Tech IPOs see big drop in Q3, but there is hope for Q4

Steven Loeb · October 2, 2017 · Short URL:

Companies may have been scared off by Snap and Blue Apron underperforming

Correction: this article had incorrectly stated how much MongoDB is raising in its IPO

At first, 2017 seemed like it was going to be even better than 2016, with some very well known startups, including Cloudera, Mulesoft, Okta, and Yext going public. Recall the second half of last year looked like a turnaround after 2015 - which was considered the worst year for IPOs since 2009.

However things slowed down considerably in Q3, according to data from Renaissance Capital. That slowdown is likely thanks to two big name, under-performing tech stocks: Blue Apron and Snap.

The IPO market was down overall in Q3, with the number of companies choosing to go public dropping from 52 to 29, or a 44 percent slowdown.

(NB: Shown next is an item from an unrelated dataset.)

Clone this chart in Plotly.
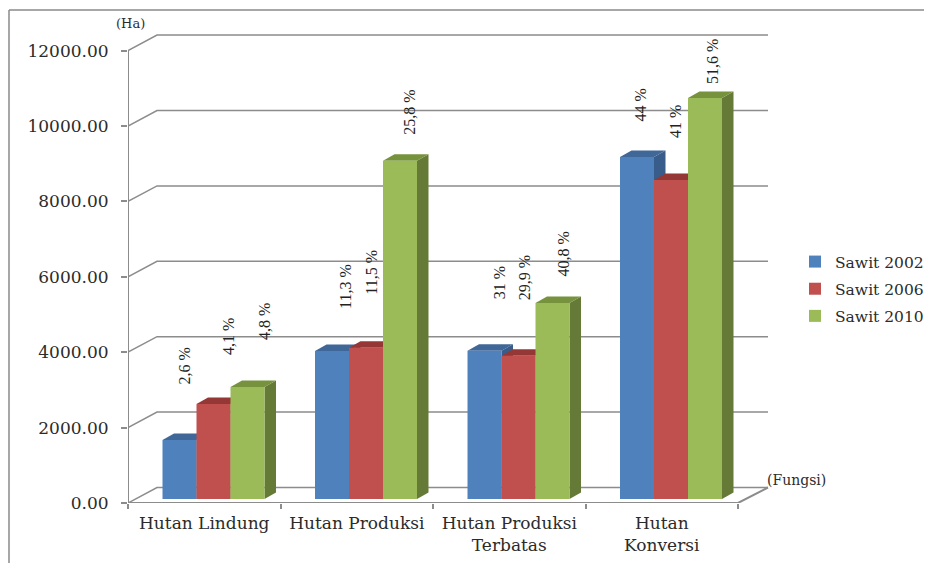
import plotly.graph_objects as go

categories = ["Hutan Lindung", "Hutan Produksi", "Hutan Produksi<br>Terbatas", "Hutan<br>Konversi"]
series_names = ["Sawit 2002", "Sawit 2006", "Sawit 2010"]
sawit_2002 = [1565, 3926, 3934, 9072]
sawit_2006 = [2520, 4013, 3801, 8462]
sawit_2010 = [2970, 8973, 5199, 10637]
share_2002 = ["2,6 %", "11,3 %", "31 %", "44 %"]
share_2006 = ["4,1 %", "11,5 %", "29,9 %", "41 %"]
share_2010 = ["4,8 %", "25,8 %", "40,8 %", "51,6 %"]
y_ticks = [0, 2000, 4000, 6000, 8000, 10000, 12000]

# label placement (pixels relative to the bar's front-top centre)
label_dx = [[4.5, 14, 14.5, 3], [15, 6, 5.5, 4.5], [17, 10, 10.5, 7.5]]
label_lift = [[73.5, 64, 67.5, 51.5], [67.5, 75, 77.5, 58.5], [65.5, 48, 48.5, 36.5]]

front_cols = ["#4F81BD", "#C0504D", "#9BBB59"]
side_cols = ["#385D8A", "#8F3D3A", "#667A38"]
top_cols = ["#3F6797", "#953735", "#76923C"]
GRID = "#8C8C8C"
TXT = "#2b2b2b"
SERIF = "DejaVu Serif, serif"

# geometry (page pixels; the page body has an 8px margin)
OFF = 8
W, H = 932, 563
PL, PR, PT, PB = 128, 772, 20, 503      # plot area in page pixels
CAT_PX = 152.5                           # pixels per category
VAL_PX = 37.7 / 1000                     # pixels per unit value
px_x = lambda p: p / CAT_PX
px_y = lambda p: p / VAL_PX
paper_x = lambda p: (p - PL) / (PR - PL)
paper_y = lambda p: (PB - p) / (PB - PT)

BAR_W = px_x(34)
BAR_START = px_x(34.5)
BASE = px_y(4)
BAR_DX, BAR_DY = px_x(11.5), px_y(6.5)
WALL_DX, WALL_DY = px_x(29), px_y(15.5)
N = len(categories)

fig = go.Figure()

# back wall gridlines with their diagonals, floor edge, axes
gx, gy = [], []
for v in y_ticks:
    gx += [0, WALL_DX, N + px_x(30), None]
    gy += [v, v + WALL_DY, v + WALL_DY, None]
fig.add_trace(go.Scatter(x=gx, y=gy, mode="lines", line=dict(color=GRID, width=1.5),
                         showlegend=False, hoverinfo="skip", zorder=0))
fig.add_trace(go.Scatter(x=[0, 0, None, 0, N, N + px_x(30)],
                         y=[0, 12000, None, 0, 0, WALL_DY],
                         mode="lines", line=dict(color=GRID, width=2),
                         showlegend=False, hoverinfo="skip", zorder=1))

all_values = [sawit_2002, sawit_2006, sawit_2010]
z = 2
for s, (name, vals) in enumerate(zip(series_names, all_values)):
    xs = [i + BAR_START + BAR_W * (s + 0.5) for i in range(N)]
    for xc, v in zip(xs, vals):
        l, r = xc - BAR_W / 2, xc + BAR_W / 2
        top = BASE + v
        # side face
        fig.add_trace(go.Scatter(
            x=[r, r + BAR_DX, r + BAR_DX, r, r],
            y=[BASE, BASE + BAR_DY, top + BAR_DY, top, BASE],
            mode="lines", fill="toself", fillcolor=side_cols[s], line=dict(width=0),
            showlegend=False, hoverinfo="skip", zorder=z))
        # top face
        fig.add_trace(go.Scatter(
            x=[l, l + BAR_DX, r + BAR_DX, r, l],
            y=[top, top + BAR_DY, top + BAR_DY, top, top],
            mode="lines", fill="toself", fillcolor=top_cols[s], line=dict(width=0),
            showlegend=False, hoverinfo="skip", zorder=z))
    fig.add_trace(go.Bar(x=xs, y=vals, base=BASE, width=BAR_W, name=name,
                         marker=dict(color=front_cols[s], line=dict(width=0)),
                         legendgroup=name, zorder=z + 1))
    z += 2

shares = [share_2002, share_2006, share_2010]
annotations = []
for s in range(3):
    for i in range(N):
        xc = i + BAR_START + BAR_W * (s + 0.5)
        annotations.append(dict(
            x=xc + px_x(label_dx[s][i]),
            y=BASE + all_values[s][i] + px_y(label_lift[s][i]),
            text=shares[s][i], textangle=-90, showarrow=False,
            xanchor="center", yanchor="middle",
            font=dict(family="Liberation Serif, serif", size=16, color="#222")))

annotations.append(dict(xref="paper", yref="paper", x=paper_x(130), y=paper_y(23),
                        text="(Ha)", showarrow=False, xanchor="center", yanchor="middle",
                        font=dict(family=SERIF, size=13, color=TXT)))
annotations.append(dict(xref="paper", yref="paper", x=paper_x(796.5), y=paper_y(480),
                        text="(Fungsi)", showarrow=False, xanchor="center", yanchor="middle",
                        font=dict(family=SERIF, size=14, color=TXT)))

shapes = [
    dict(type="line", xref="paper", yref="paper", x0=paper_x(9), x1=paper_x(9),
         y0=paper_y(10), y1=paper_y(563), line=dict(color="#8A8A8A", width=1.5)),
    dict(type="line", xref="paper", yref="paper", x0=paper_x(9), x1=paper_x(932),
         y0=paper_y(10), y1=paper_y(10), line=dict(color="#8A8A8A", width=1.5)),
]

fig.update_layout(
    width=W - OFF, height=H - OFF,
    margin=dict(l=PL - OFF, r=W - PR, t=PT - OFF, b=H - PB, pad=0, autoexpand=False),
    paper_bgcolor="white", plot_bgcolor="white",
    barmode="overlay", font=dict(family=SERIF, color=TXT),
    annotations=annotations, shapes=shapes,
    showlegend=True,
    legend=dict(x=paper_x(795), y=paper_y(245), xanchor="left", yanchor="top",
                font=dict(family=SERIF, size=15.5, color=TXT),
                traceorder="grouped", tracegroupgap=4, itemwidth=30,
                bgcolor="rgba(0,0,0,0)"),
    xaxis=dict(range=[0, (PR - PL) / CAT_PX], tickmode="array",
               tickvals=[i + 0.5 for i in range(N)], ticktext=categories,
               ticks="", showgrid=False, zeroline=False, showline=False,
               tickfont=dict(family=SERIF, size=17, color=TXT), ticklabelstandoff=8,
               minor=dict(tickmode="array", tickvals=list(range(N + 1)), ticks="outside",
                          ticklen=5, tickcolor=GRID, tickwidth=1.5, showgrid=False)),
    yaxis=dict(range=[0, (PB - PT) / VAL_PX], tickmode="array", tickvals=y_ticks,
               ticktext=[f"{v:.2f}" for v in y_ticks], ticks="outside", ticklen=6,
               tickcolor=GRID, tickwidth=1.5, showgrid=False, zeroline=False, showline=False,
               tickfont=dict(family=SERIF, size=17, color=TXT), ticklabelstandoff=9),
)

fig.write_html("out.html")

The amount raised went from $10.6 billion to $4.2 billion, a drop of 60 percent. That is the smallest amount raised in any quarter since the first quarter of 2016.

It should be noted, though, that there have already been more IPOs in 2017 than in all of 2016, so no matter what 2017 will see an improved market. 

Falling tech stocks

For tech stocks, the tumble was even worse, with just three IPOs in the entire quarter, down from 12 in Q2, a 75 percent drop. The amount raised went from $1.5 billion to $300 million, a drop of 80 percent. Meanwhile, health care saw the number of IPOs stay the same, while seeing its amount raised grow from $1 billion to $1.2 billion. 

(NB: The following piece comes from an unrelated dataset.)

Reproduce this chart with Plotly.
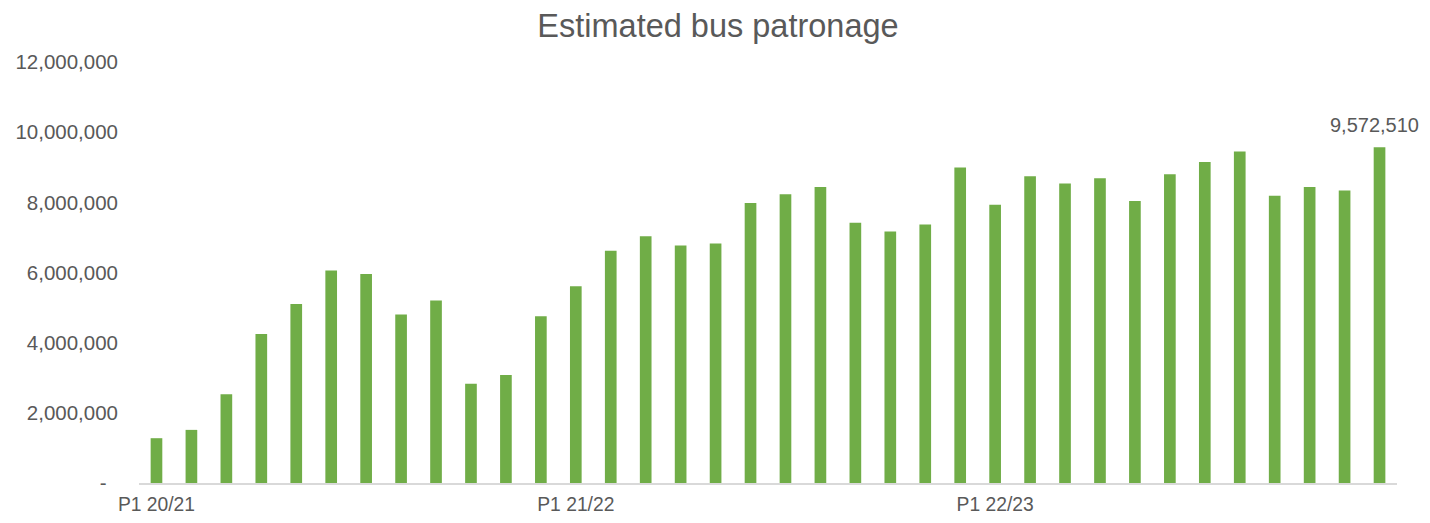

So why were tech stocks hit so hard? Renaissance Capital points the finger at Snap and Blue Apron, both highly anticipated stocks that have stalled. 

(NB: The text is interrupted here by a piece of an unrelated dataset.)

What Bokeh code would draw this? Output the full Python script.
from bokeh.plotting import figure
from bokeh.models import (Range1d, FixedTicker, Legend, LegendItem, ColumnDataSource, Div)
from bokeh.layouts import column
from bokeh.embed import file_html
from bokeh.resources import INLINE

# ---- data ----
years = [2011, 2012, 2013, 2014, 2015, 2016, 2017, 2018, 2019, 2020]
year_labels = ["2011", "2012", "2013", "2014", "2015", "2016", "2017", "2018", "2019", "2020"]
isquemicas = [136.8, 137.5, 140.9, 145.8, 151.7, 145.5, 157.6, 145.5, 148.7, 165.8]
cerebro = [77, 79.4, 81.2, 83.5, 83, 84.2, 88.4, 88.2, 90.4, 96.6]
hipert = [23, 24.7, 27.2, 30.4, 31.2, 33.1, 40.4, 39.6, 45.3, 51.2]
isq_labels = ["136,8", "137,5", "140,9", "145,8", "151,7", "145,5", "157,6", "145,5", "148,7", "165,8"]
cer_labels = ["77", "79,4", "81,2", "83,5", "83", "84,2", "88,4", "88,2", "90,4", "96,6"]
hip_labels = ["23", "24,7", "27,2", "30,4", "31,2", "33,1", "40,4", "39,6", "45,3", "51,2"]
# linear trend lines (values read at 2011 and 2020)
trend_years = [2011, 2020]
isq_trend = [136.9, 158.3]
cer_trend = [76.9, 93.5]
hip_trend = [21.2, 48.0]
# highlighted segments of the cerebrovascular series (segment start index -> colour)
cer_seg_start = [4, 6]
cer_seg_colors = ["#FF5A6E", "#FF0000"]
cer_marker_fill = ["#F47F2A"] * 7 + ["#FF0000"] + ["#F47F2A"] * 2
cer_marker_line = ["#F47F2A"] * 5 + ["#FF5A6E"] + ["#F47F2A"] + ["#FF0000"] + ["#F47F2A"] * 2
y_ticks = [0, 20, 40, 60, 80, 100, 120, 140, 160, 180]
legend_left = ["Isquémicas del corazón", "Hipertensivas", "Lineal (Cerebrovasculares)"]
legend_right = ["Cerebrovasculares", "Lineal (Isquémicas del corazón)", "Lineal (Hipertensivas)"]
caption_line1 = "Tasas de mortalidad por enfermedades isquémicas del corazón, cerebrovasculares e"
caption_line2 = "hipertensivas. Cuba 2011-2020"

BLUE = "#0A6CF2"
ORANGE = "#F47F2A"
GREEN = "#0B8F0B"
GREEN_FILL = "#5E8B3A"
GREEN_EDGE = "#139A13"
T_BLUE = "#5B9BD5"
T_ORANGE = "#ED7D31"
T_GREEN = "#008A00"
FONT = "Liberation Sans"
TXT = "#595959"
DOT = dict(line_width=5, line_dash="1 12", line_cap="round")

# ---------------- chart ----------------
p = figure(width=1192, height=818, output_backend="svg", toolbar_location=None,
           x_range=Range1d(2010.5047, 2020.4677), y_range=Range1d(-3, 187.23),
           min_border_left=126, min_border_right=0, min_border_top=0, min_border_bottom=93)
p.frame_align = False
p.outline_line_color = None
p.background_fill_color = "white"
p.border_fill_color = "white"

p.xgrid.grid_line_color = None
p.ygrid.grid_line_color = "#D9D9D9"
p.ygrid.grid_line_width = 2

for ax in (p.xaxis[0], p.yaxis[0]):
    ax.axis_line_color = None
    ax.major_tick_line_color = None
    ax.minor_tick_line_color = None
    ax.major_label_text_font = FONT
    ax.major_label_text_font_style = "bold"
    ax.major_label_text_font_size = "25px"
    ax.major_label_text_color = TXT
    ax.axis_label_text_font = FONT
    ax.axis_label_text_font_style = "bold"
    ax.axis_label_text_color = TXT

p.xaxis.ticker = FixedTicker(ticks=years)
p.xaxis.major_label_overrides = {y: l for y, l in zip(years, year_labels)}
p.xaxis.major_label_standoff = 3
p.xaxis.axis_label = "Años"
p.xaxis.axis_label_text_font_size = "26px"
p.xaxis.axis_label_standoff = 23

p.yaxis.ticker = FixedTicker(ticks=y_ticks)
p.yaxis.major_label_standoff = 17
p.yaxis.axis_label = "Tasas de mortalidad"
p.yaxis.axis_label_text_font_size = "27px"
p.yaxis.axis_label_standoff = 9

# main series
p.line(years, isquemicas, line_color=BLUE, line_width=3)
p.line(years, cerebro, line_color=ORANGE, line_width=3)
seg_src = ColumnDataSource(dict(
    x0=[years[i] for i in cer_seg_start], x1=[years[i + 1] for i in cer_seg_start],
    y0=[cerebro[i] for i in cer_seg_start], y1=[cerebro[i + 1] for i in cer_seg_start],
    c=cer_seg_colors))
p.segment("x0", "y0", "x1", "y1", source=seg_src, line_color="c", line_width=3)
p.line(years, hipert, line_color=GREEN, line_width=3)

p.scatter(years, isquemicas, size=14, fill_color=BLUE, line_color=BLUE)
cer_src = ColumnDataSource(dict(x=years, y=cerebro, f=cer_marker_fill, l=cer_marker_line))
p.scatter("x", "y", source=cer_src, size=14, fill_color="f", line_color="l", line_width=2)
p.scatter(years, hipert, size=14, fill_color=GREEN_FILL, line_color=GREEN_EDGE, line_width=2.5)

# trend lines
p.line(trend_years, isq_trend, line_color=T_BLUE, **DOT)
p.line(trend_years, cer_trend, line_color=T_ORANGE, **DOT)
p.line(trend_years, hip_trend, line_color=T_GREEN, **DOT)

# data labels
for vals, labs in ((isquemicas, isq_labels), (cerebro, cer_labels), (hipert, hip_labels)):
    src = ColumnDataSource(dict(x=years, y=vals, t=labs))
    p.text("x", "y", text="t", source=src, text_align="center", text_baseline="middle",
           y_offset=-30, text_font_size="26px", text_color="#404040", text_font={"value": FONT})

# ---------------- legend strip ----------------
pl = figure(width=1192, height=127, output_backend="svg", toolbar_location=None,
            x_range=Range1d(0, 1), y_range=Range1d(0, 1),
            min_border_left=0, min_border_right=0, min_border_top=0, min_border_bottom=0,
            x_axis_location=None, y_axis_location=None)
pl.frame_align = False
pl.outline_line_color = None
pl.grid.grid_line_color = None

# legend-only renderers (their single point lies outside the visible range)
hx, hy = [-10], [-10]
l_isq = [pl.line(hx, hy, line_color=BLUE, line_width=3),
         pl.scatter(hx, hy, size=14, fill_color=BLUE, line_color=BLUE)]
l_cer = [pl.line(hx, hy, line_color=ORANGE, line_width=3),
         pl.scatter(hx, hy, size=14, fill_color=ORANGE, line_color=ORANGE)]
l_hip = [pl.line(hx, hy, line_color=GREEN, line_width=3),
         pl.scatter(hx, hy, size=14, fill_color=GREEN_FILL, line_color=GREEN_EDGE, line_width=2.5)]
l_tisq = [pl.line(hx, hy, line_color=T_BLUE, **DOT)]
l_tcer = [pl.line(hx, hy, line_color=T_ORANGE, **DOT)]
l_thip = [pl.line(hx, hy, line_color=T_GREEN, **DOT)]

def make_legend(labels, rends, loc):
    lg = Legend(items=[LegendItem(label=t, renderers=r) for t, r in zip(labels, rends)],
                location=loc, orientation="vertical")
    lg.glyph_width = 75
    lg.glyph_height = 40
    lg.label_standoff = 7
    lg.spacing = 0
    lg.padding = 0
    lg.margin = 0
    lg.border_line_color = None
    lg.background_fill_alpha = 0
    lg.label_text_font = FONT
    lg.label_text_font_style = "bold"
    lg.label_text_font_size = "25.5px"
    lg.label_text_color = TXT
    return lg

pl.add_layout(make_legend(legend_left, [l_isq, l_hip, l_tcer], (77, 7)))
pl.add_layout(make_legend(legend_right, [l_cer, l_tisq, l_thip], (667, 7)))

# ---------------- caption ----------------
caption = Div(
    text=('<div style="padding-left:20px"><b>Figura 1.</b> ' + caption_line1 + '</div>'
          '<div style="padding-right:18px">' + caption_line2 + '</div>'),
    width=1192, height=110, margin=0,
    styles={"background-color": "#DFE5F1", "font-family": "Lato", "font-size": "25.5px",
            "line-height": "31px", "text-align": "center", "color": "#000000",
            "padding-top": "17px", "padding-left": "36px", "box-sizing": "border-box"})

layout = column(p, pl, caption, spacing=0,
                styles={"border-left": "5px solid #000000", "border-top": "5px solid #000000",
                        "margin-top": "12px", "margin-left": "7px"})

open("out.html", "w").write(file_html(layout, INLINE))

Snap debuted in March, priced at $17 a share. The company was hit hard in its subsequent two earnings reports: in the first it saw losses of over $2 billion, with soft user growth, sending its stock down 24 percent; in the second it came up short on revenue and earnings, with $181.7 million on a loss of 16 cents EPS, versus the expected $186.2 million on a loss of 14 cents EPS. That sent the stock down 16.7 percent.

Snap is currently trading a $14.89 a share, down over 12 percent from its IPO price. 

Blue Apron went public in June at $10 a share. In Q2 it beat on revenue, with $238.1 million, versus the expected $235.8 million, but missed badly on EPS, with a loss of 47 cents per share versus an expected a loss of 30 cents per share. That drove the stock down 15 percent.

The company is currently trading at $5.43, down 46 percent from its IPO price. 

For the sake of comparison, Facebook's stock has risen 25 percent since March, from $136.47 a share to $169.47, while Amazon has gone up 12 percent, from $853.05 to $959.19 a share,and Alphabet has seen its stock price go up 12 percent from $858 to $967.47 a share.

Nasdaq's current price is 6,507.65, up 10 percent from 5,904.03 at the beginning of March.

What will Q4 look like?

With those two companies struggling, you might assume that the tech IPO market would stay dormant in Q4 as well, but Renaissance Capital sees two hopeful signs for the future.

First is the IPO of Roku in September, which was the third best performing IPO of the quarter, seeing its stock rise 67.9 percent on its first day and an 89.6 percent return from its IPO.

It's now trading at $23.56, up 68 percent from its IPO price of $14 per share.

The other sign are in the form of technology companies that have already filed to go public. There are already 11 that have done so including Sea, Switch, MongoDB and CarGurus. Renassiance Capital seems to be especially interested in the MongoDB IPO, in which the company is looking to raise $100 million.

Switch is planning to raise $469, which would make it the largest tech IPO since Snap, while Sea plans to raise $1 billion. 

"Poor trading from 1H17 IPOs Blue Apron (-46% from IPO) and Snap (-14%) may have soured investors on new highly-valued tech stocks, but Roku's well-received offering and MongoDB's initial filing indicate that VC activity could soon pick up," it says in the report.